WHAT TO WORK ON:
Give back, word for word, only the lines from the opening of the records through the one with "24, interval: 3". Pictures stay out.

EXERCISE DATA:
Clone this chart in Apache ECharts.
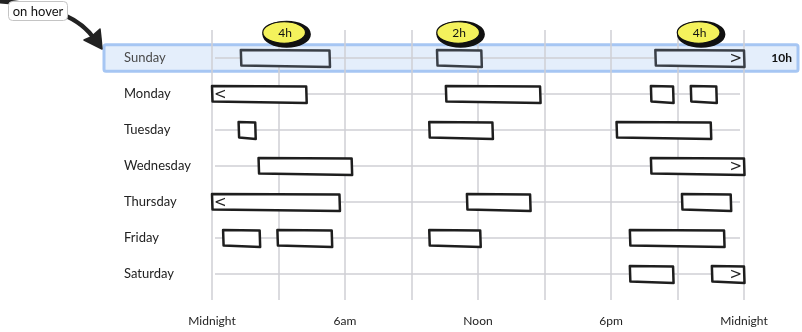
<!DOCTYPE html>
<html>
<head>
<meta charset="utf-8">
<script src="https://cdn.jsdelivr.net/npm/echarts@6/dist/echarts.min.js"></script>
<style>
  html, body { margin: 0; padding: 0; background: #fff; }
  #chart { width: 802px; height: 332px; }
</style>
</head>
<body>
<div id="chart"></div>
<script>
// Weekly activity timeline: each bar is a session, in hours from midnight.
const days = ['Sunday', 'Monday', 'Tuesday', 'Wednesday', 'Thursday', 'Friday', 'Saturday'];
const hourTicks = { 0: 'Midnight', 6: '6am', 12: 'Noon', 18: '6pm', 24: 'Midnight' };

// [start, end] of each session per day
const sunday    = [[1.3, 5.3], [10.15, 12.15], [20, 24]];
const monday    = [[0, 4.25], [10.55, 14.8], [19.8, 20.8], [21.6, 22.75]];
const tuesday   = [[1.2, 1.95], [9.8, 12.65], [18.25, 22.5]];
const wednesday = [[2.1, 6.3], [19.8, 24]];
const thursday  = [[0, 5.75], [11.5, 14.35], [21.2, 23.4]];
const friday    = [[0.5, 2.15], [2.95, 5.4], [9.8, 12.1], [18.85, 23.1]];
const saturday  = [[18.85, 20.8], [22.55, 24]];

const hoveredDay = 0; // Sunday row is shown in its hover state

const sessionsByDay = [sunday, monday, tuesday, wednesday, thursday, friday, saturday];
const sessions = [];
sessionsByDay.forEach((list, d) => list.forEach(s => sessions.push([s[0], s[1], d])));

const FONT = 'Lato';
const HILITE_FILL = '#e4eefb';
const HILITE_STROKE = '#a6c6f3';

function hoursText(h) { return Math.round(h) + 'h'; }

const chart = echarts.init(document.getElementById('chart'), null, { renderer: 'canvas' });

const sharedX = { type: 'value', min: 0, max: 24, interval: 3 };

chart.setOption({
  animation: false,
  grid: [
    { left: 212, width: 532, top: 30, height: 270 },   // gridline frame
    { left: 212, width: 532, top: 40, height: 252 }    // rows
  ],
  xAxis: [
    Object.assign({}, sharedX, {
      gridIndex: 0,
      axisLine: { show: false },
      axisTick: { show: false },
      splitLine: { show: true, lineStyle: { color: '#cfcfd4', width: 1.5 } },
      axisLabel: {
        margin: 15,
        fontFamily: FONT, fontSize: 12, color: '#222',
        formatter: v => hourTicks[v] || ''
      }
    }),
    Object.assign({}, sharedX, {
      gridIndex: 1, show: false, splitLine: { show: false }
    })
  ],
  yAxis: [
    { type: 'value', gridIndex: 0, show: false },
    {
      type: 'category', gridIndex: 1, data: days, inverse: true,
      axisLine: { show: false }, axisTick: { show: false }, splitLine: { show: false },
      axisLabel: {
        align: 'left', margin: 88,
        fontFamily: FONT, fontSize: 13,
        color: (v, i) => (i === hoveredDay ? '#4a4a4a' : '#222')
      }
    }
  ],
  series: [
    // hovered row band
    {
      type: 'custom', xAxisIndex: 1, yAxisIndex: 1, z: -10, silent: true,
      data: [[0, hoveredDay]],
      encode: { x: 0, y: 1 },
      renderItem: (params, api) => {
        const cs = params.coordSys;
        const y = api.coord([0, api.value(1)])[1];
        const h = api.size([0, 1])[1] * 0.74;
        return {
          type: 'rect',
          shape: { x: cs.x - 108, y: y - h / 2, width: cs.width + 162, height: h, r: 2 },
          style: { fill: HILITE_FILL, stroke: HILITE_STROKE, lineWidth: 3 }
        };
      }
    },
    // row guide lines
    {
      type: 'custom', xAxisIndex: 1, yAxisIndex: 1, z: 1, silent: true,
      data: days.map((d, i) => [0, i]),
      encode: { x: 0, y: 1 },
      renderItem: (params, api) => {
        const a = api.coord([0, api.value(1)]);
        const b = api.coord([24, api.value(1)]);
        return {
          type: 'line',
          shape: { x1: a[0] + 3, y1: a[1], x2: b[0] - 4, y2: b[1] },
          style: { stroke: '#cfcfd4', lineWidth: 1.5 }
        };
      }
    },
    // sessions
    {
      type: 'custom', xAxisIndex: 1, yAxisIndex: 1, z: 3, silent: true,
      data: sessions,
      encode: { x: [0, 1], y: 2 },
      renderItem: (params, api) => {
        const s = api.value(0), e = api.value(1), d = api.value(2);
        const p0 = api.coord([s, d]);
        const p1 = api.coord([e, d]);
        const x0 = p0[0], x1 = p1[0], y = p0[1];
        const children = [{
          type: 'polygon',
          shape: { points: [[x0, y - 8], [x1, y - 7.5], [x1 + 0.5, y + 9], [x0 + 0.5, y + 7.5]] },
          style: {
            fill: d === hoveredDay ? HILITE_FILL : '#fff',
            stroke: d === hoveredDay ? '#3a3f47' : '#1e1e1e',
            lineWidth: 2.5, lineJoin: 'round'
          }
        }];
        const markFont = '15px "DejaVu Sans"';
        if (s === 0) {
          children.push({ type: 'text', style: { x: x0 + 2, y: y + 1, text: '<', fill: '#222',
            font: markFont, align: 'left', verticalAlign: 'middle' } });
        }
        if (e === 24) {
          children.push({ type: 'text', style: { x: x1 - 2, y: y + 1, text: '>', fill: '#222',
            font: markFont, align: 'right', verticalAlign: 'middle' } });
        }
        return { type: 'group', children };
      }
    },
    // duration badges and daily total on the hovered row
    {
      type: 'custom', xAxisIndex: 1, yAxisIndex: 1, z: 5, silent: true,
      data: sessionsByDay[hoveredDay].map(s => [s[0], s[1], hoveredDay]),
      encode: { x: [0, 1], y: 2 },
      renderItem: (params, api) => {
        const s = api.value(0), e = api.value(1), d = api.value(2);
        const a = api.coord([s, d]);
        const b = api.coord([e, d]);
        const cx = (a[0] + b[0]) / 2, cy = a[1] - 25;
        const rx = 23, ry = 12.5;
        const ell = (dx, dy, sx, sy) =>
          'M' + (cx + dx - rx * sx) + ',' + (cy + dy) +
          'A' + (rx * sx) + ',' + (ry * sy) + ' 0 1,1 ' + (cx + dx + rx * sx) + ',' + (cy + dy) +
          'A' + (rx * sx) + ',' + (ry * sy) + ' 0 1,1 ' + (cx + dx - rx * sx) + ',' + (cy + dy) + 'Z';
        const children = [
          { type: 'path', shape: { pathData: ell(1.5, 1.2, 1.0, 0.98) },
            style: { fill: '#111', stroke: '#111', lineWidth: 2.5 } },
          { type: 'path', shape: { pathData: ell(-1, -0.5, 0.93, 0.86) },
            style: { fill: '#f4f25c', stroke: '#111', lineWidth: 1.2 } },
          { type: 'text', style: { x: cx, y: cy + 0.5, text: hoursText(e - s), fill: '#111',
            font: '12px ' + FONT, align: 'center', verticalAlign: 'middle' } }
        ];
        if (params.dataIndex === 0) {
          const total = sessionsByDay[d].reduce((t, x) => t + (x[1] - x[0]), 0);
          const cs = params.coordSys;
          children.push({ type: 'text', style: { x: cs.x + cs.width + 48, y: a[1] + 0.5,
            text: hoursText(total), fill: '#111', font: 'bold 12px ' + FONT,
            align: 'right', verticalAlign: 'middle' } });
        }
        return { type: 'group', children };
      }
    }
  ],
  graphic: [
    {
      type: 'bezierCurve', z: 20, silent: true,
      shape: { x1: -3, y1: 1, cpx1: 45, cpy1: 4, cpx2: 80, cpy2: 16, x2: 95, y2: 40 },
      style: { stroke: '#222', lineWidth: 4.5, fill: null, lineCap: 'round' }
    },
    {
      type: 'polygon', z: 21, silent: true,
      shape: { points: [[102, 49], [84, 40], [91, 37], [100, 29], [101, 38]] },
      style: { fill: '#222', stroke: '#222', lineWidth: 1.5, lineJoin: 'round' }
    },
    {
      type: 'rect', z: 22, silent: true,
      shape: { x: 8.5, y: 1.5, width: 59, height: 19, r: 4 },
      style: { fill: '#fff', stroke: '#c4c4c4', lineWidth: 1 }
    },
    {
      type: 'text', z: 23, silent: true,
      style: { x: 38, y: 11.5, text: 'on hover', fill: '#111', font: '13px ' + FONT,
        align: 'center', verticalAlign: 'middle' }
    }
  ]
});
</script>
</body>
</html>
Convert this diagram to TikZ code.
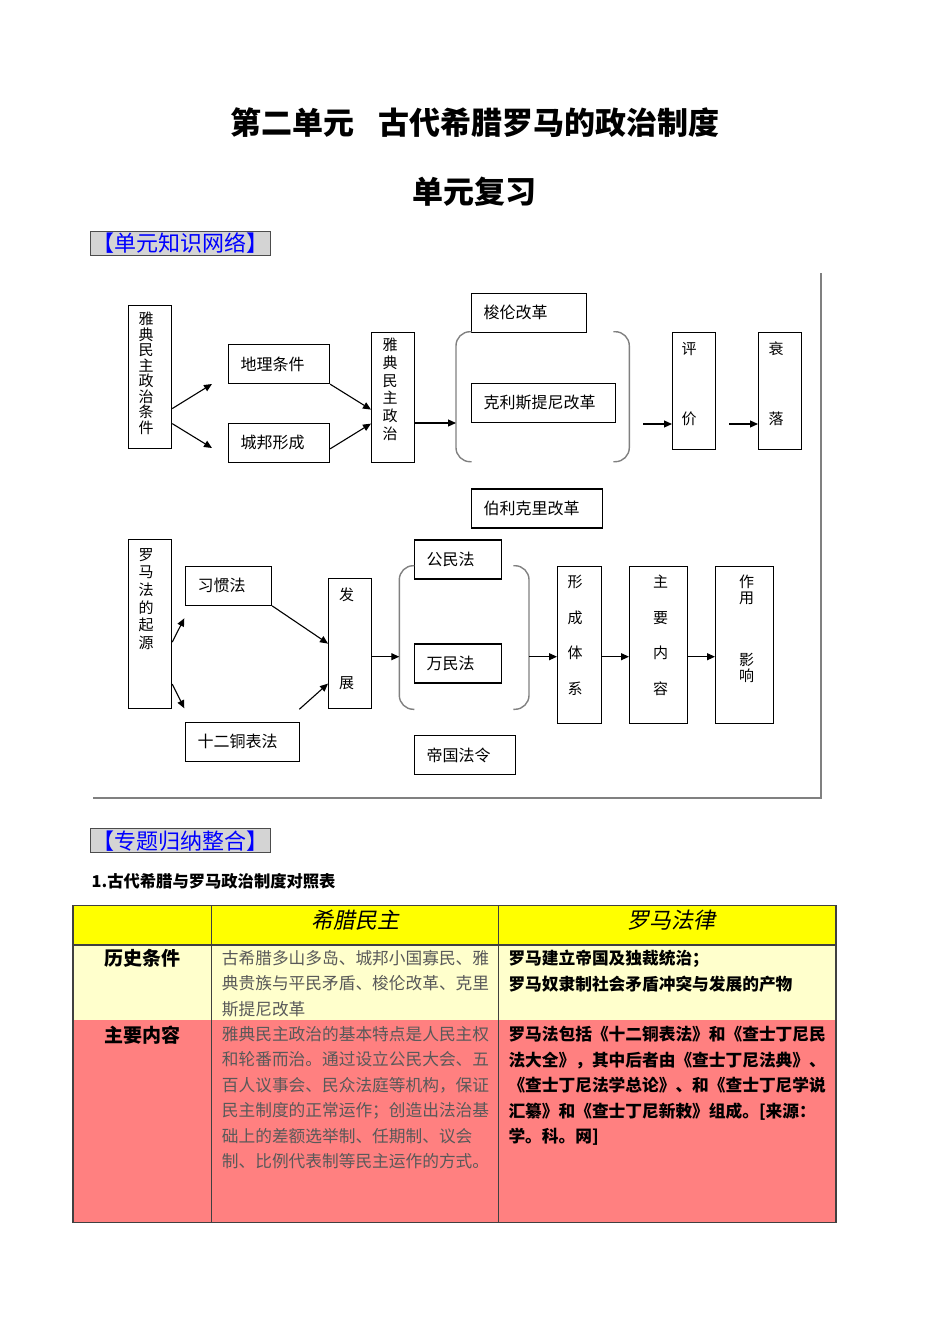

WRITTEN SOLUTION:
Clone this chart in Apache ECharts.
<!DOCTYPE html>
<html>
<head>
<meta charset="utf-8">
<script src="https://cdn.jsdelivr.net/npm/echarts@6/dist/echarts.min.js"></script>
<style>
  html, body { margin: 0; padding: 0; background: #fff; }
  #chart { width: 802px; height: 332px; }
</style>
</head>
<body>
<div id="chart"></div>
<script>
// Weekly activity timeline: each bar is a session, in hours from midnight.
const days = ['Sunday', 'Monday', 'Tuesday', 'Wednesday', 'Thursday', 'Friday', 'Saturday'];
const hourTicks = { 0: 'Midnight', 6: '6am', 12: 'Noon', 18: '6pm', 24: 'Midnight' };

// [start, end] of each session per day
const sunday    = [[1.3, 5.3], [10.15, 12.15], [20, 24]];
const monday    = [[0, 4.25], [10.55, 14.8], [19.8, 20.8], [21.6, 22.75]];
const tuesday   = [[1.2, 1.95], [9.8, 12.65], [18.25, 22.5]];
const wednesday = [[2.1, 6.3], [19.8, 24]];
const thursday  = [[0, 5.75], [11.5, 14.35], [21.2, 23.4]];
const friday    = [[0.5, 2.15], [2.95, 5.4], [9.8, 12.1], [18.85, 23.1]];
const saturday  = [[18.85, 20.8], [22.55, 24]];

const hoveredDay = 0; // Sunday row is shown in its hover state

const sessionsByDay = [sunday, monday, tuesday, wednesday, thursday, friday, saturday];
const sessions = [];
sessionsByDay.forEach((list, d) => list.forEach(s => sessions.push([s[0], s[1], d])));

const FONT = 'Lato';
const HILITE_FILL = '#e4eefb';
const HILITE_STROKE = '#a6c6f3';

function hoursText(h) { return Math.round(h) + 'h'; }

const chart = echarts.init(document.getElementById('chart'), null, { renderer: 'canvas' });

const sharedX = { type: 'value', min: 0, max: 24, interval: 3 };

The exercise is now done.